What needs to be done:
Write out the material exactly, leaving every picture behind.
◆ ◆ ◆ ◆ ◆
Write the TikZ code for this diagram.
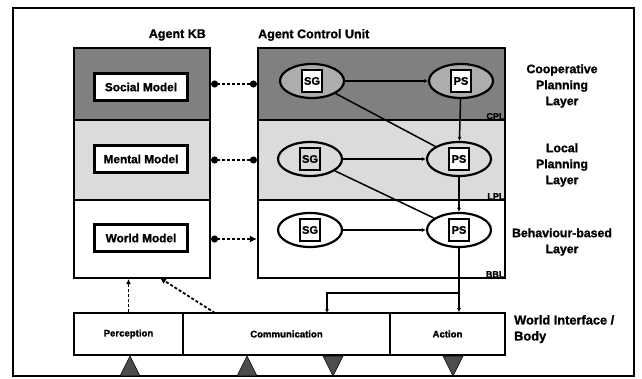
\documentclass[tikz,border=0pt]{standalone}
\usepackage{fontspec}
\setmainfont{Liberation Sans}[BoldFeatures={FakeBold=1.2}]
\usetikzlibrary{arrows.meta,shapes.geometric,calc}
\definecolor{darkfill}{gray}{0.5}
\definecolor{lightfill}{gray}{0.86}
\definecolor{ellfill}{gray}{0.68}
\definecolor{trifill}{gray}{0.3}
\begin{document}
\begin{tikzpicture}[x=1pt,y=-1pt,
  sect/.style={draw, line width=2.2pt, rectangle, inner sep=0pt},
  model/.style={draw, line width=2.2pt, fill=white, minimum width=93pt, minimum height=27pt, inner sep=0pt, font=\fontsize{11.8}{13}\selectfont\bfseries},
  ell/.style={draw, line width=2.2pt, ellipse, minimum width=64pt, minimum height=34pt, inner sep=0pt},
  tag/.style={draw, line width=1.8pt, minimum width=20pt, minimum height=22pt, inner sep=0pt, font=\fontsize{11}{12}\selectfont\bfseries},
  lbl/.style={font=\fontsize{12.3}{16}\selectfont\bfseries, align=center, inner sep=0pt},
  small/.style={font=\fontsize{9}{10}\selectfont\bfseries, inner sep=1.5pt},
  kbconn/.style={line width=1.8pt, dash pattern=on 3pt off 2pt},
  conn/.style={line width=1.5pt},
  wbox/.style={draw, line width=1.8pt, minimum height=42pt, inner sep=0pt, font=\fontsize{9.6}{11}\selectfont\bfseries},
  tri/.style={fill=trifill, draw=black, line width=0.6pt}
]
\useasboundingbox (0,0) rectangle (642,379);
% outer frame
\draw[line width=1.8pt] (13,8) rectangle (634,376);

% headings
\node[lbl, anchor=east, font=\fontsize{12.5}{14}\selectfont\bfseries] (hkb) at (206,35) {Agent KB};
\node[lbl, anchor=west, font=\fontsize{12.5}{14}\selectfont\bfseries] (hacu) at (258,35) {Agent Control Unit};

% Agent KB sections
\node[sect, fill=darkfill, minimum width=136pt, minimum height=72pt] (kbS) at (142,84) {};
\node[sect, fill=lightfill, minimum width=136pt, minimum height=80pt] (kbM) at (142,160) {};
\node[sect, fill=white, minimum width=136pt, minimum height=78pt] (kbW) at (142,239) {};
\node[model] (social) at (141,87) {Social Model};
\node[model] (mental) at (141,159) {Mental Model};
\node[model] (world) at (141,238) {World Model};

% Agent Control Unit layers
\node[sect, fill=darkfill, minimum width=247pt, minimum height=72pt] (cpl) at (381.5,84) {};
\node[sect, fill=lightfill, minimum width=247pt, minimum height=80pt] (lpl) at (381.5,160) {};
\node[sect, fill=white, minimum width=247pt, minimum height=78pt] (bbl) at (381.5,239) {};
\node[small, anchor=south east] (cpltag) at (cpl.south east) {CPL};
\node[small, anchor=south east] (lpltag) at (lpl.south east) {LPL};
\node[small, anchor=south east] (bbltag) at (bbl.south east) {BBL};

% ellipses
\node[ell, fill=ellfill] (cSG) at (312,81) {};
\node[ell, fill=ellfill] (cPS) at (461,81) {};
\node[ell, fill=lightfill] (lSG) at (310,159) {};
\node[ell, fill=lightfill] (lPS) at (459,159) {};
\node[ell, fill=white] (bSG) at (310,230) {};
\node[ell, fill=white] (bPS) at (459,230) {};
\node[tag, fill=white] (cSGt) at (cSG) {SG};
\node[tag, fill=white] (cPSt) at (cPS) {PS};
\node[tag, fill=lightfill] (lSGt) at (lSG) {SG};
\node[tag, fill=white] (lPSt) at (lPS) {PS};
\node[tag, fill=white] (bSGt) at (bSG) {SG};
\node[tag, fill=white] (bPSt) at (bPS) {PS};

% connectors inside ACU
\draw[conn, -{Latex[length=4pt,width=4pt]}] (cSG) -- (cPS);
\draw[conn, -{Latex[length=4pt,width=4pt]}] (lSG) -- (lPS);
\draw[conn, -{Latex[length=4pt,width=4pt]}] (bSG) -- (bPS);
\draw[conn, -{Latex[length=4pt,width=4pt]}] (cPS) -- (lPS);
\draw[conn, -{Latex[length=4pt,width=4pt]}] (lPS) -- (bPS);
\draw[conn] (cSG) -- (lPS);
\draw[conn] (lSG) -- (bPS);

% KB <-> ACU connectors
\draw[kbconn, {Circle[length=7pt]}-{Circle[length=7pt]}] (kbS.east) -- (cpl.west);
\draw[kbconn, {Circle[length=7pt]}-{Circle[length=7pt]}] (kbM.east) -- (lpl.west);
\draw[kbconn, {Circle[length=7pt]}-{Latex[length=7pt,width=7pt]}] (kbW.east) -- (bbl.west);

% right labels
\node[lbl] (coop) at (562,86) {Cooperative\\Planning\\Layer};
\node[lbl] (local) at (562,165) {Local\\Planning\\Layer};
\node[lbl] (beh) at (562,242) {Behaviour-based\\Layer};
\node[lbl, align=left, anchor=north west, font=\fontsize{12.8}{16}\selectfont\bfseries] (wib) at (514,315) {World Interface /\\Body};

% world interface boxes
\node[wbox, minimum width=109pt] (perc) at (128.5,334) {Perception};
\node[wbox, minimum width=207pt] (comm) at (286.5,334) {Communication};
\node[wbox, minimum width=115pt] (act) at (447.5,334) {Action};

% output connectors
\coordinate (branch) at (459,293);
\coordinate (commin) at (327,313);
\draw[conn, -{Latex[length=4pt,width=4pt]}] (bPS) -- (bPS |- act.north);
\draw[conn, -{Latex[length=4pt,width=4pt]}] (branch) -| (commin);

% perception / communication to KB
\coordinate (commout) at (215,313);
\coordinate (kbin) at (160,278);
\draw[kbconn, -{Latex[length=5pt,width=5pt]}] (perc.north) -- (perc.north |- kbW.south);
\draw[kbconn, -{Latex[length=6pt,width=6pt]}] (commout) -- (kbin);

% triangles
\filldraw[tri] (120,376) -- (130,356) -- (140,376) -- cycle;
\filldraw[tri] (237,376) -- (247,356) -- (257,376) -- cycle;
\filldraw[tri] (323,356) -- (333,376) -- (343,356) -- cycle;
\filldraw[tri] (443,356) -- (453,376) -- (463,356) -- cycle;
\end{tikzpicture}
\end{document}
◆ ◆ ◆ ◆ ◆
The answer:
Write the TikZ code for this diagram.
\documentclass[tikz,border=0pt]{standalone}
\usepackage{fontspec}
\setmainfont{Liberation Sans}[BoldFeatures={FakeBold=1.2}]
\usetikzlibrary{arrows.meta,shapes.geometric,calc}
\definecolor{darkfill}{gray}{0.5}
\definecolor{lightfill}{gray}{0.86}
\definecolor{ellfill}{gray}{0.68}
\definecolor{trifill}{gray}{0.3}
\begin{document}
\begin{tikzpicture}[x=1pt,y=-1pt,
  sect/.style={draw, line width=2.2pt, rectangle, inner sep=0pt},
  model/.style={draw, line width=2.2pt, fill=white, minimum width=93pt, minimum height=27pt, inner sep=0pt, font=\fontsize{11.8}{13}\selectfont\bfseries},
  ell/.style={draw, line width=2.2pt, ellipse, minimum width=64pt, minimum height=34pt, inner sep=0pt},
  tag/.style={draw, line width=1.8pt, minimum width=20pt, minimum height=22pt, inner sep=0pt, font=\fontsize{11}{12}\selectfont\bfseries},
  lbl/.style={font=\fontsize{12.3}{16}\selectfont\bfseries, align=center, inner sep=0pt},
  small/.style={font=\fontsize{9}{10}\selectfont\bfseries, inner sep=1.5pt},
  kbconn/.style={line width=1.8pt, dash pattern=on 3pt off 2pt},
  conn/.style={line width=1.5pt},
  wbox/.style={draw, line width=1.8pt, minimum height=42pt, inner sep=0pt, font=\fontsize{9.6}{11}\selectfont\bfseries},
  tri/.style={fill=trifill, draw=black, line width=0.6pt}
]
\useasboundingbox (0,0) rectangle (642,379);
% outer frame
\draw[line width=1.8pt] (13,8) rectangle (634,376);

% headings
\node[lbl, anchor=east, font=\fontsize{12.5}{14}\selectfont\bfseries] (hkb) at (206,35) {Agent KB};
\node[lbl, anchor=west, font=\fontsize{12.5}{14}\selectfont\bfseries] (hacu) at (258,35) {Agent Control Unit};

% Agent KB sections
\node[sect, fill=darkfill, minimum width=136pt, minimum height=72pt] (kbS) at (142,84) {};
\node[sect, fill=lightfill, minimum width=136pt, minimum height=80pt] (kbM) at (142,160) {};
\node[sect, fill=white, minimum width=136pt, minimum height=78pt] (kbW) at (142,239) {};
\node[model] (social) at (141,87) {Social Model};
\node[model] (mental) at (141,159) {Mental Model};
\node[model] (world) at (141,238) {World Model};

% Agent Control Unit layers
\node[sect, fill=darkfill, minimum width=247pt, minimum height=72pt] (cpl) at (381.5,84) {};
\node[sect, fill=lightfill, minimum width=247pt, minimum height=80pt] (lpl) at (381.5,160) {};
\node[sect, fill=white, minimum width=247pt, minimum height=78pt] (bbl) at (381.5,239) {};
\node[small, anchor=south east] (cpltag) at (cpl.south east) {CPL};
\node[small, anchor=south east] (lpltag) at (lpl.south east) {LPL};
\node[small, anchor=south east] (bbltag) at (bbl.south east) {BBL};

% ellipses
\node[ell, fill=ellfill] (cSG) at (312,81) {};
\node[ell, fill=ellfill] (cPS) at (461,81) {};
\node[ell, fill=lightfill] (lSG) at (310,159) {};
\node[ell, fill=lightfill] (lPS) at (459,159) {};
\node[ell, fill=white] (bSG) at (310,230) {};
\node[ell, fill=white] (bPS) at (459,230) {};
\node[tag, fill=white] (cSGt) at (cSG) {SG};
\node[tag, fill=white] (cPSt) at (cPS) {PS};
\node[tag, fill=lightfill] (lSGt) at (lSG) {SG};
\node[tag, fill=white] (lPSt) at (lPS) {PS};
\node[tag, fill=white] (bSGt) at (bSG) {SG};
\node[tag, fill=white] (bPSt) at (bPS) {PS};

% connectors inside ACU
\draw[conn, -{Latex[length=4pt,width=4pt]}] (cSG) -- (cPS);
\draw[conn, -{Latex[length=4pt,width=4pt]}] (lSG) -- (lPS);
\draw[conn, -{Latex[length=4pt,width=4pt]}] (bSG) -- (bPS);
\draw[conn, -{Latex[length=4pt,width=4pt]}] (cPS) -- (lPS);
\draw[conn, -{Latex[length=4pt,width=4pt]}] (lPS) -- (bPS);
\draw[conn] (cSG) -- (lPS);
\draw[conn] (lSG) -- (bPS);

% KB <-> ACU connectors
\draw[kbconn, {Circle[length=7pt]}-{Circle[length=7pt]}] (kbS.east) -- (cpl.west);
\draw[kbconn, {Circle[length=7pt]}-{Circle[length=7pt]}] (kbM.east) -- (lpl.west);
\draw[kbconn, {Circle[length=7pt]}-{Latex[length=7pt,width=7pt]}] (kbW.east) -- (bbl.west);

% right labels
\node[lbl] (coop) at (562,86) {Cooperative\\Planning\\Layer};
\node[lbl] (local) at (562,165) {Local\\Planning\\Layer};
\node[lbl] (beh) at (562,242) {Behaviour-based\\Layer};
\node[lbl, align=left, anchor=north west, font=\fontsize{12.8}{16}\selectfont\bfseries] (wib) at (514,315) {World Interface /\\Body};

% world interface boxes
\node[wbox, minimum width=109pt] (perc) at (128.5,334) {Perception};
\node[wbox, minimum width=207pt] (comm) at (286.5,334) {Communication};
\node[wbox, minimum width=115pt] (act) at (447.5,334) {Action};

% output connectors
\coordinate (branch) at (459,293);
\coordinate (commin) at (327,313);
\draw[conn, -{Latex[length=4pt,width=4pt]}] (bPS) -- (bPS |- act.north);
\draw[conn, -{Latex[length=4pt,width=4pt]}] (branch) -| (commin);

% perception / communication to KB
\coordinate (commout) at (215,313);
\coordinate (kbin) at (160,278);
\draw[kbconn, -{Latex[length=5pt,width=5pt]}] (perc.north) -- (perc.north |- kbW.south);
\draw[kbconn, -{Latex[length=6pt,width=6pt]}] (commout) -- (kbin);

% triangles
\filldraw[tri] (120,376) -- (130,356) -- (140,376) -- cycle;
\filldraw[tri] (237,376) -- (247,356) -- (257,376) -- cycle;
\filldraw[tri] (323,356) -- (333,376) -- (343,356) -- cycle;
\filldraw[tri] (443,356) -- (453,376) -- (463,356) -- cycle;
\end{tikzpicture}
\end{document}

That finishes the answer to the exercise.